__GOAL OF THE EXERCISE__
Your task is to copy the listing exactly. Drop any pictures from the copy.

— START DATASET EXTRACT —

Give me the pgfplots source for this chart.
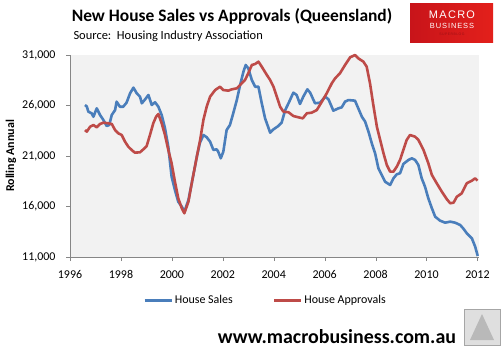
\documentclass[border=0pt]{standalone}
\usepackage{pgfplots}
\pgfplotsset{compat=1.18}
\usepackage{fontspec}
\setmainfont{Carlito}
\newfontfamily\logofont[LetterSpace=12]{Liberation Sans}
\definecolor{salesblue}{HTML}{4A7EBB}
\definecolor{apprred}{HTML}{BE4B48}
\definecolor{plotbg}{HTML}{F2F2F2}
\definecolor{axgray}{HTML}{868686}
\definecolor{logored}{HTML}{E3201B}
\definecolor{logodark}{HTML}{C8141A}
\begin{document}
\begin{tikzpicture}[x=1bp,y=1bp]
\useasboundingbox (0,0) rectangle (504,354);
\begin{axis}[
  at={(70bp,97bp)}, anchor=south west,
  scale only axis, width=409bp, height=202bp,
  xmin=1996, xmax=2012.06, ymin=11000, ymax=31000,
  axis lines*=left, axis line style={axgray,-},
  axis background/.style={fill=plotbg},
  xtick={1996,1998,...,2012}, ytick={11000,16000,...,31000},
  tick align=outside, major tick length=4bp, tick style={axgray},
  scaled ticks=false,
  xticklabel style={/pgf/number format/1000 sep={}, yshift=-6bp},
  yticklabel style={/pgf/number format/1000 sep={,}, xshift=-7bp},
  /pgf/number format/assume math mode=true,
  tick label style={font=\fontsize{12}{14}\selectfont},
  legend style={at={(0.478,-0.215)}, anchor=center, draw=none, fill=none,
    legend columns=2, font=\fontsize{12}{14}\selectfont,
    /tikz/every even column/.append style={column sep=38bp}},
  legend image code/.code={\draw[#1] (0bp,0bp) -- (27bp,0bp);},
  clip=false,
]
\addplot[salesblue, line width=2.6bp, line join=round] coordinates {
(1996.59,26050) (1996.66,25900) (1996.72,25390) (1996.85,25230) (1996.92,24890)
(1997.05,25720) (1997.18,25060) (1997.31,24570) (1997.44,23970) (1997.54,24070)
(1997.64,25060) (1997.77,25550) (1997.83,26380) (1997.96,25880) (1998.09,25880)
(1998.22,26280) (1998.36,27210) (1998.49,27770) (1998.62,27210) (1998.75,26870)
(1998.82,26220) (1998.95,26610) (1999.08,27040) (1999.21,26050) (1999.34,26320)
(1999.47,25880) (1999.60,25060) (1999.73,23740) (1999.86,21920) (1999.99,18950)
(2000.12,17630) (2000.25,16480) (2000.39,15980) (2000.49,15490) (2000.65,16640)
(2000.78,18300) (2000.98,20930) (2001.10,22300) (2001.24,23080) (2001.37,22850)
(2001.50,22420) (2001.63,21600) (2001.76,21660) (2001.82,21430) (2001.92,20770)
(2002.02,21430) (2002.15,23570) (2002.28,24070) (2002.41,25230) (2002.55,26540)
(2002.68,28030) (2002.81,29350) (2002.90,30010) (2003.00,29680) (2003.14,28520)
(2003.27,27860) (2003.40,27860) (2003.53,26220) (2003.66,24730) (2003.86,23310)
(2003.99,23640) (2004.18,23970) (2004.31,24300) (2004.45,25550) (2004.58,26220)
(2004.77,27270) (2004.90,27040) (2005.03,26150) (2005.16,26870) (2005.32,27600)
(2005.43,27270) (2005.62,26220) (2005.82,26280) (2006.02,26870) (2006.15,26610)
(2006.34,25490) (2006.54,25720) (2006.67,25820) (2006.80,26380) (2006.93,26540)
(2007.19,26480) (2007.32,25720) (2007.46,24890) (2007.59,24400) (2007.72,23410)
(2007.85,22260) (2007.98,21270) (2008.11,19780) (2008.24,19120) (2008.37,18460)
(2008.57,18130) (2008.70,18790) (2008.83,19190) (2008.96,19290) (2009.09,20210)
(2009.29,20610) (2009.42,20770) (2009.55,20610) (2009.68,20110) (2009.81,18790)
(2009.94,17960) (2010.07,16810) (2010.21,15820) (2010.34,14990) (2010.53,14600)
(2010.73,14400) (2010.93,14500) (2011.12,14400) (2011.32,14170) (2011.45,13800)
(2011.58,13350) (2011.78,12850) (2011.91,12020) (2012.01,11100)
};
\addlegendentry{House Sales}
\addplot[apprred, line width=2.6bp, line join=round] coordinates {
(1996.59,23570) (1996.66,23410) (1996.79,23900) (1996.92,24070) (1997.05,23840)
(1997.18,24170) (1997.31,24300) (1997.50,24240) (1997.64,24170) (1997.77,23570)
(1997.90,23240) (1998.03,23080) (1998.16,22420) (1998.29,21920) (1998.42,21600)
(1998.55,21330) (1998.75,21370) (1998.88,21660) (1999.01,21990) (1999.14,23080)
(1999.27,24240) (1999.38,24890) (1999.47,25160) (1999.60,24240) (1999.73,23080)
(1999.86,21600) (1999.99,20280) (2000.12,18460) (2000.25,16810) (2000.39,15820)
(2000.49,15330) (2000.65,16480) (2000.78,18300) (2000.98,20930) (2001.11,22590)
(2001.24,24600) (2001.37,25900) (2001.50,26870) (2001.70,27530) (2001.89,27860)
(2002.02,27530) (2002.22,27470) (2002.35,27600) (2002.55,27700) (2002.68,28030)
(2002.87,28520) (2003.00,29190) (2003.14,30010) (2003.27,30110) (2003.40,30340)
(2003.53,29840) (2003.73,29020) (2003.86,28520) (2003.99,27860) (2004.12,26870)
(2004.25,25880) (2004.38,25390) (2004.58,25330) (2004.77,24960) (2004.97,24830)
(2005.14,24730) (2005.30,25230) (2005.49,25290) (2005.69,25550) (2005.89,26380)
(2006.08,27210) (2006.28,28200) (2006.41,28690) (2006.60,29190) (2006.80,30010)
(2007.00,30770) (2007.19,31000) (2007.32,30670) (2007.52,30340) (2007.65,29840)
(2007.78,28200) (2007.91,26050) (2008.05,23900) (2008.18,22590) (2008.31,21270)
(2008.44,20110) (2008.57,19450) (2008.70,19450) (2008.83,19940) (2008.96,20610)
(2009.09,21600) (2009.22,22590) (2009.35,23080) (2009.55,22910) (2009.68,22590)
(2009.88,21600) (2010.07,20280) (2010.21,19120) (2010.40,18300) (2010.60,17470)
(2010.80,16710) (2010.93,16320) (2011.06,16380) (2011.19,16970) (2011.38,17300)
(2011.58,18300) (2011.78,18560) (2011.91,18790) (2012.00,18560)
};
\addlegendentry{House Approvals}
\end{axis}
% y label
\node[rotate=90, font=\bfseries\fontsize{12}{14}\selectfont] at (11,198) {Rolling Annual};
% title
\node[font=\bfseries\fontsize{17.5}{20}\selectfont, anchor=center] at (232,338) {New House Sales vs Approvals (Queensland)};
\node[font=\fontsize{12.5}{15}\selectfont, anchor=west] at (70,318) {Source:\ \ Housing Industry Association};
% logo
\shade[left color=logodark, right color=logored] (410,312) rectangle (493,350);
\node[text=white, font=\logofont\fontsize{11}{12}\selectfont] at (452,339) {MACRO};
\node[text=white, font=\logofont\fontsize{7.5}{9}\selectfont] at (452,328) {BUSINESS};
\node[text=logodark!80!black, font=\logofont\fontsize{3.5}{4}\selectfont] at (452,319.5) {SUPERBLOG};
% website
\node[font=\bfseries\fontsize{20}{24}\selectfont] at (337,17) {www.macrobusiness.com.au};
% fox badge
\draw[gray!70, line width=1bp, fill=gray!25] (464,9) rectangle (500,45);
\fill[gray!55] (470,14) -- (482,40) -- (494,14) -- cycle;
\end{tikzpicture}
\end{document}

— END DATASET EXTRACT —

__OUTPUT BELOW__
Give me the pgfplots source for this chart.
\documentclass[border=0pt]{standalone}
\usepackage{pgfplots}
\pgfplotsset{compat=1.18}
\usepackage{fontspec}
\setmainfont{Carlito}
\newfontfamily\logofont[LetterSpace=12]{Liberation Sans}
\definecolor{salesblue}{HTML}{4A7EBB}
\definecolor{apprred}{HTML}{BE4B48}
\definecolor{plotbg}{HTML}{F2F2F2}
\definecolor{axgray}{HTML}{868686}
\definecolor{logored}{HTML}{E3201B}
\definecolor{logodark}{HTML}{C8141A}
\begin{document}
\begin{tikzpicture}[x=1bp,y=1bp]
\useasboundingbox (0,0) rectangle (504,354);
\begin{axis}[
  at={(70bp,97bp)}, anchor=south west,
  scale only axis, width=409bp, height=202bp,
  xmin=1996, xmax=2012.06, ymin=11000, ymax=31000,
  axis lines*=left, axis line style={axgray,-},
  axis background/.style={fill=plotbg},
  xtick={1996,1998,...,2012}, ytick={11000,16000,...,31000},
  tick align=outside, major tick length=4bp, tick style={axgray},
  scaled ticks=false,
  xticklabel style={/pgf/number format/1000 sep={}, yshift=-6bp},
  yticklabel style={/pgf/number format/1000 sep={,}, xshift=-7bp},
  /pgf/number format/assume math mode=true,
  tick label style={font=\fontsize{12}{14}\selectfont},
  legend style={at={(0.478,-0.215)}, anchor=center, draw=none, fill=none,
    legend columns=2, font=\fontsize{12}{14}\selectfont,
    /tikz/every even column/.append style={column sep=38bp}},
  legend image code/.code={\draw[#1] (0bp,0bp) -- (27bp,0bp);},
  clip=false,
]
\addplot[salesblue, line width=2.6bp, line join=round] coordinates {
(1996.59,26050) (1996.66,25900) (1996.72,25390) (1996.85,25230) (1996.92,24890)
(1997.05,25720) (1997.18,25060) (1997.31,24570) (1997.44,23970) (1997.54,24070)
(1997.64,25060) (1997.77,25550) (1997.83,26380) (1997.96,25880) (1998.09,25880)
(1998.22,26280) (1998.36,27210) (1998.49,27770) (1998.62,27210) (1998.75,26870)
(1998.82,26220) (1998.95,26610) (1999.08,27040) (1999.21,26050) (1999.34,26320)
(1999.47,25880) (1999.60,25060) (1999.73,23740) (1999.86,21920) (1999.99,18950)
(2000.12,17630) (2000.25,16480) (2000.39,15980) (2000.49,15490) (2000.65,16640)
(2000.78,18300) (2000.98,20930) (2001.10,22300) (2001.24,23080) (2001.37,22850)
(2001.50,22420) (2001.63,21600) (2001.76,21660) (2001.82,21430) (2001.92,20770)
(2002.02,21430) (2002.15,23570) (2002.28,24070) (2002.41,25230) (2002.55,26540)
(2002.68,28030) (2002.81,29350) (2002.90,30010) (2003.00,29680) (2003.14,28520)
(2003.27,27860) (2003.40,27860) (2003.53,26220) (2003.66,24730) (2003.86,23310)
(2003.99,23640) (2004.18,23970) (2004.31,24300) (2004.45,25550) (2004.58,26220)
(2004.77,27270) (2004.90,27040) (2005.03,26150) (2005.16,26870) (2005.32,27600)
(2005.43,27270) (2005.62,26220) (2005.82,26280) (2006.02,26870) (2006.15,26610)
(2006.34,25490) (2006.54,25720) (2006.67,25820) (2006.80,26380) (2006.93,26540)
(2007.19,26480) (2007.32,25720) (2007.46,24890) (2007.59,24400) (2007.72,23410)
(2007.85,22260) (2007.98,21270) (2008.11,19780) (2008.24,19120) (2008.37,18460)
(2008.57,18130) (2008.70,18790) (2008.83,19190) (2008.96,19290) (2009.09,20210)
(2009.29,20610) (2009.42,20770) (2009.55,20610) (2009.68,20110) (2009.81,18790)
(2009.94,17960) (2010.07,16810) (2010.21,15820) (2010.34,14990) (2010.53,14600)
(2010.73,14400) (2010.93,14500) (2011.12,14400) (2011.32,14170) (2011.45,13800)
(2011.58,13350) (2011.78,12850) (2011.91,12020) (2012.01,11100)
};
\addlegendentry{House Sales}
\addplot[apprred, line width=2.6bp, line join=round] coordinates {
(1996.59,23570) (1996.66,23410) (1996.79,23900) (1996.92,24070) (1997.05,23840)
(1997.18,24170) (1997.31,24300) (1997.50,24240) (1997.64,24170) (1997.77,23570)
(1997.90,23240) (1998.03,23080) (1998.16,22420) (1998.29,21920) (1998.42,21600)
(1998.55,21330) (1998.75,21370) (1998.88,21660) (1999.01,21990) (1999.14,23080)
(1999.27,24240) (1999.38,24890) (1999.47,25160) (1999.60,24240) (1999.73,23080)
(1999.86,21600) (1999.99,20280) (2000.12,18460) (2000.25,16810) (2000.39,15820)
(2000.49,15330) (2000.65,16480) (2000.78,18300) (2000.98,20930) (2001.11,22590)
(2001.24,24600) (2001.37,25900) (2001.50,26870) (2001.70,27530) (2001.89,27860)
(2002.02,27530) (2002.22,27470) (2002.35,27600) (2002.55,27700) (2002.68,28030)
(2002.87,28520) (2003.00,29190) (2003.14,30010) (2003.27,30110) (2003.40,30340)
(2003.53,29840) (2003.73,29020) (2003.86,28520) (2003.99,27860) (2004.12,26870)
(2004.25,25880) (2004.38,25390) (2004.58,25330) (2004.77,24960) (2004.97,24830)
(2005.14,24730) (2005.30,25230) (2005.49,25290) (2005.69,25550) (2005.89,26380)
(2006.08,27210) (2006.28,28200) (2006.41,28690) (2006.60,29190) (2006.80,30010)
(2007.00,30770) (2007.19,31000) (2007.32,30670) (2007.52,30340) (2007.65,29840)
(2007.78,28200) (2007.91,26050) (2008.05,23900) (2008.18,22590) (2008.31,21270)
(2008.44,20110) (2008.57,19450) (2008.70,19450) (2008.83,19940) (2008.96,20610)
(2009.09,21600) (2009.22,22590) (2009.35,23080) (2009.55,22910) (2009.68,22590)
(2009.88,21600) (2010.07,20280) (2010.21,19120) (2010.40,18300) (2010.60,17470)
(2010.80,16710) (2010.93,16320) (2011.06,16380) (2011.19,16970) (2011.38,17300)
(2011.58,18300) (2011.78,18560) (2011.91,18790) (2012.00,18560)
};
\addlegendentry{House Approvals}
\end{axis}
% y label
\node[rotate=90, font=\bfseries\fontsize{12}{14}\selectfont] at (11,198) {Rolling Annual};
% title
\node[font=\bfseries\fontsize{17.5}{20}\selectfont, anchor=center] at (232,338) {New House Sales vs Approvals (Queensland)};
\node[font=\fontsize{12.5}{15}\selectfont, anchor=west] at (70,318) {Source:\ \ Housing Industry Association};
% logo
\shade[left color=logodark, right color=logored] (410,312) rectangle (493,350);
\node[text=white, font=\logofont\fontsize{11}{12}\selectfont] at (452,339) {MACRO};
\node[text=white, font=\logofont\fontsize{7.5}{9}\selectfont] at (452,328) {BUSINESS};
\node[text=logodark!80!black, font=\logofont\fontsize{3.5}{4}\selectfont] at (452,319.5) {SUPERBLOG};
% website
\node[font=\bfseries\fontsize{20}{24}\selectfont] at (337,17) {www.macrobusiness.com.au};
% fox badge
\draw[gray!70, line width=1bp, fill=gray!25] (464,9) rectangle (500,45);
\fill[gray!55] (470,14) -- (482,40) -- (494,14) -- cycle;
\end{tikzpicture}
\end{document}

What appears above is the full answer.